- **Problem statement**: Pictures stay out. Extract the lines below from the first one through the line with "const periods = d3.range(0, 31);", both included.

- **Recorded information**:
<<<<
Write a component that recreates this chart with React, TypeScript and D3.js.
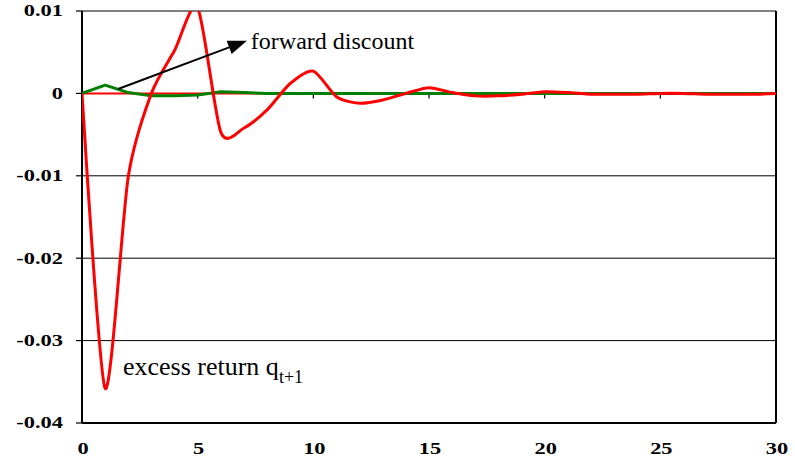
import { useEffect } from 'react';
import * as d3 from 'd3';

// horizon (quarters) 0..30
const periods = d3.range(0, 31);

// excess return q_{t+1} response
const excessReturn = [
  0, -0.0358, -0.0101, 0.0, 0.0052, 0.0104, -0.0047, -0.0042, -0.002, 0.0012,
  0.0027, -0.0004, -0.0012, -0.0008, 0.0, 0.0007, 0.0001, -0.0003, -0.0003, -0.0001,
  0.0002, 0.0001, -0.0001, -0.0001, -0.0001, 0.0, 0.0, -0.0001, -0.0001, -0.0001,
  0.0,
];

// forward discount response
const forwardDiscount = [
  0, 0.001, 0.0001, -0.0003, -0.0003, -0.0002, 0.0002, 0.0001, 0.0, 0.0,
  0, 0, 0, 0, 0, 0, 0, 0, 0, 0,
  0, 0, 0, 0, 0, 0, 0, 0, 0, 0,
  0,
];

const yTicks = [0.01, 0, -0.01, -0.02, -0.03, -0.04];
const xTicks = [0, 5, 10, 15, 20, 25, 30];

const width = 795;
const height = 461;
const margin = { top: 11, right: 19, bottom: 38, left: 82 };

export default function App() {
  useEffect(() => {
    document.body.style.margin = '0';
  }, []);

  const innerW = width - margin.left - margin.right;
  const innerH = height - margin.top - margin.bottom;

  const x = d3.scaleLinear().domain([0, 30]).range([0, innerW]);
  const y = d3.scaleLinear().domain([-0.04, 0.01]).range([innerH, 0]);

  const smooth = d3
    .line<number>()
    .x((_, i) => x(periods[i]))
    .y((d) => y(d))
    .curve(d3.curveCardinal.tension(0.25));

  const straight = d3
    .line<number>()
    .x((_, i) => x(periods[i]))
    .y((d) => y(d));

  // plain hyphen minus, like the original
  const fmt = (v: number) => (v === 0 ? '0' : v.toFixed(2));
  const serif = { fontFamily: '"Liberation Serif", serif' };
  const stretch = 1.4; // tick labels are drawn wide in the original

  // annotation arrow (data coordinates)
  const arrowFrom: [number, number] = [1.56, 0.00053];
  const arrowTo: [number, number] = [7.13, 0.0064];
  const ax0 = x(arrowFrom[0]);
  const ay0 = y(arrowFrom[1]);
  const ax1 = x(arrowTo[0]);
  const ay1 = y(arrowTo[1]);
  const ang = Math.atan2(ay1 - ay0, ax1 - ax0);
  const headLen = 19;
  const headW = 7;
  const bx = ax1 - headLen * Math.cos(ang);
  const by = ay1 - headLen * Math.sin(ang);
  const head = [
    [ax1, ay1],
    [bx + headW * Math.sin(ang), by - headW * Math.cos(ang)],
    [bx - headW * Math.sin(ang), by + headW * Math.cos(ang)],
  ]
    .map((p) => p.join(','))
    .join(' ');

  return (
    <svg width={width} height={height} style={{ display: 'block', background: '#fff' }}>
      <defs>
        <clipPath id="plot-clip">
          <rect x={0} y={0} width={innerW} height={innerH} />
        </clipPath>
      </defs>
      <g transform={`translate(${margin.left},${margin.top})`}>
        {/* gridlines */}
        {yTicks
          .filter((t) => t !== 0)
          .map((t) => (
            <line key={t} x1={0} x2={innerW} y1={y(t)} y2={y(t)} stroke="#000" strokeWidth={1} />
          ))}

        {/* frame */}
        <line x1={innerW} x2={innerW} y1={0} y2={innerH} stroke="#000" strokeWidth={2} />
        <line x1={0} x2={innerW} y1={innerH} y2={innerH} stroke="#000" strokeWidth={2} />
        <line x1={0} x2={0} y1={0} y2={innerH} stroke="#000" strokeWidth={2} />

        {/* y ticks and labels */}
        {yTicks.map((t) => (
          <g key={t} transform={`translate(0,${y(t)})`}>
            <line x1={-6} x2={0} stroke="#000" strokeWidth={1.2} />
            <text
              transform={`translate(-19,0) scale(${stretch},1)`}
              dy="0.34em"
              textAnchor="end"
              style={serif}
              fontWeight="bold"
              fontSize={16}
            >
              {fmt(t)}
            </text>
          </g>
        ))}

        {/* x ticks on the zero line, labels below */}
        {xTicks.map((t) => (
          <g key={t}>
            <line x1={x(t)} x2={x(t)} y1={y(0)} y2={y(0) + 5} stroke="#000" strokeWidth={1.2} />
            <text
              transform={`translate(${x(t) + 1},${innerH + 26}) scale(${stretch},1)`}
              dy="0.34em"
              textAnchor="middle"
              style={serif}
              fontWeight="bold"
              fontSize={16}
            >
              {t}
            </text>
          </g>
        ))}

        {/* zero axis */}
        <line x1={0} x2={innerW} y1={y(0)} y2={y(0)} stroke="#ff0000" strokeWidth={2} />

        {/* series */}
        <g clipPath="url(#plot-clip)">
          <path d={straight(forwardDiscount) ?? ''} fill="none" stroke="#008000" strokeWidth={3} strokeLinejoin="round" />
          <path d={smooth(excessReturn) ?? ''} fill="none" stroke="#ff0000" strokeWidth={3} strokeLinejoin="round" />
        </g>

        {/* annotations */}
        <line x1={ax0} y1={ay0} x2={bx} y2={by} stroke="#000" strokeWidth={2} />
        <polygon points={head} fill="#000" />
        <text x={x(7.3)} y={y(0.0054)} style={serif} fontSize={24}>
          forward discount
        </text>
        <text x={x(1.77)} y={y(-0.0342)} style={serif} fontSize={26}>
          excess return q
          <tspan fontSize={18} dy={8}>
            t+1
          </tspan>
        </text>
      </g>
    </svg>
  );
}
>>>>
- **Solution below**:
Write a component that recreates this chart with React, TypeScript and D3.js.
import { useEffect } from 'react';
import * as d3 from 'd3';

// horizon (quarters) 0..30
const periods = d3.range(0, 31);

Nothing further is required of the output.